Он стоял на платформе. У торговки с деревянным ящиком, в котором рядком стояли баночки с блёклыми северными цветами, он скупил всё оптом и преподнёс мне. Посмотрев в глаза, сказал:
– Всё-то я понял, моя дорогая. И больше об этом говорить не станем. Так тому и быть. А теперь – здравствуйте! Какой же вы молодец, что доставили радость видеть вас!
Он жил в деревянном доме. Ветер колотился о расхлябанные ставни, петли которых не то что скрипели – стонали. В небольшой комнате висели полки, перегруженные книгами и папками. На стене висел мой портрет, переснятый с маленькой фотографии.

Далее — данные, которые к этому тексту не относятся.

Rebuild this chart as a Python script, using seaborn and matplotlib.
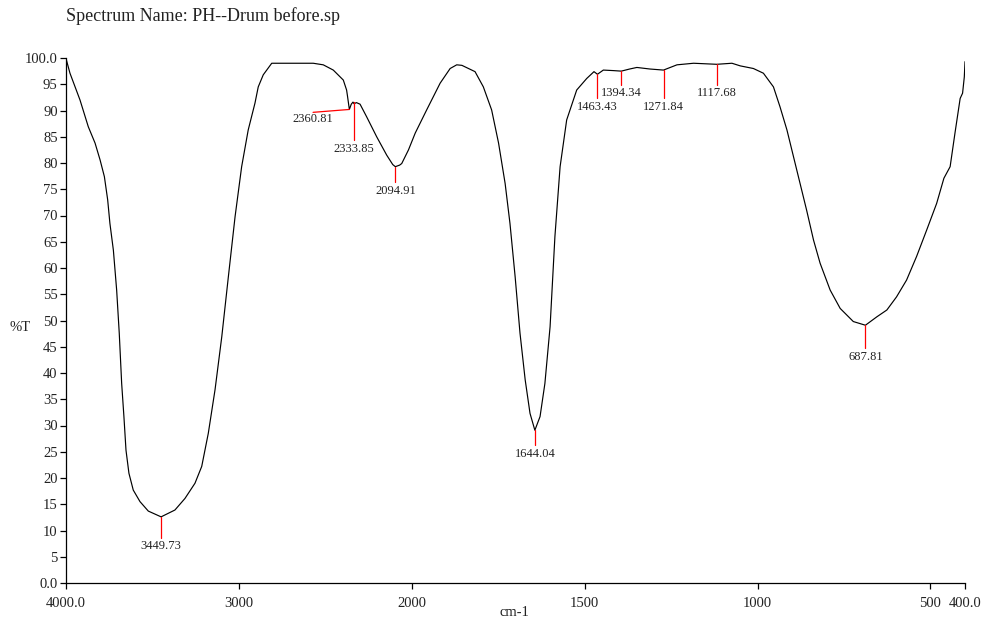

В Печоре меня ожидал ещё один горький «сюрприз». За ужином Симон начал:
– Вы ведь знаете, как мы всегда с Ильёй… ну, мягко говоря, схватывались. А сейчас ему худо. Потому прошу вас, будьте с ним помягче.
– Разве он здесь? Тоже арест и ссылка? – поразилась я.
– Именно!
Илья Евсеевич уже стучал в дверь и выговаривал Симону:
– Сидите вдвоём? Чаи распиваете? А я? А меня? Почему не сообщили, каким поездом она приезжает? Симон, я вам больше не верю!
После освобождения, отдав свои пять вольных отпусков второму институту, который он решил закончить, Илья только успел получить диплом, как тут же был вторично арестован и выслан в Печору. Интеллигентность надо было истребить как несъедобную для общества материю. В печорской встрече втроём наличествовал и неутихающий словесный бунт против насилия, и душевное тепло, к которому мы все так одинаково стремились. Илья целыми абзацами цитировал Библию. Набрасывали контуры предполагаемого будущего, которого быть не могло… но всё же… Предоставив в моё распоряжение комнату Симона, мужчины ушли к Илье. Ветер и стонущие ставни не давали уснуть.
В Микунь меня провожали оба. Одаривали словами, придуманными в ссылочном одиночестве. На вокзале рыскали оперативники. Кто-то откуда-то опять бежал. Искали. Протыкали щупами наваленный в хопперы антрацит. Возвратившись в Микунь, я тут же получила телеграмму: «Не огорчайтесь родная тепла безмолвного оставили больше чем везли молвного остальное что женщина решает сердцем всегда верно обнимаю чудесного моего друга Симон».
В том, как по-язычески мы цепляли тогда боль одного к несчастью другого, был тайный умысел: общей массой противостоять Злу, сбивающему нас с условных и приблизительных точек опоры. Мы в письмах возвеличивали друг друга и вырастали при этом сами. Становились друг для друга сёстрами, братьями, любимыми, священниками и судьями. Пиететное отношение к страданиям каждого из друзей строило тот особый лад отношений, в котором не было места обману. Такой мы, оттёртые от общества особи, отыскали для себя способ жизнеустойчивости. Ухватившись за небо, как-то ходили по земле. Одни – для кое-какой ещё жизни, другие – уже в предсмертье.
С крайнего озера, из «Золотой тайги» писал человек, действительно пронёсший любовь ко мне через многие годы, – Платон Романович Зубрицкий. Тот самый, из прежней ленинградской жизни, с которым мы позже встретились в лагере. Вся его вина – плен. Статья – «измена Родине». После повторного ареста он очутился в особо жестокой ссылке.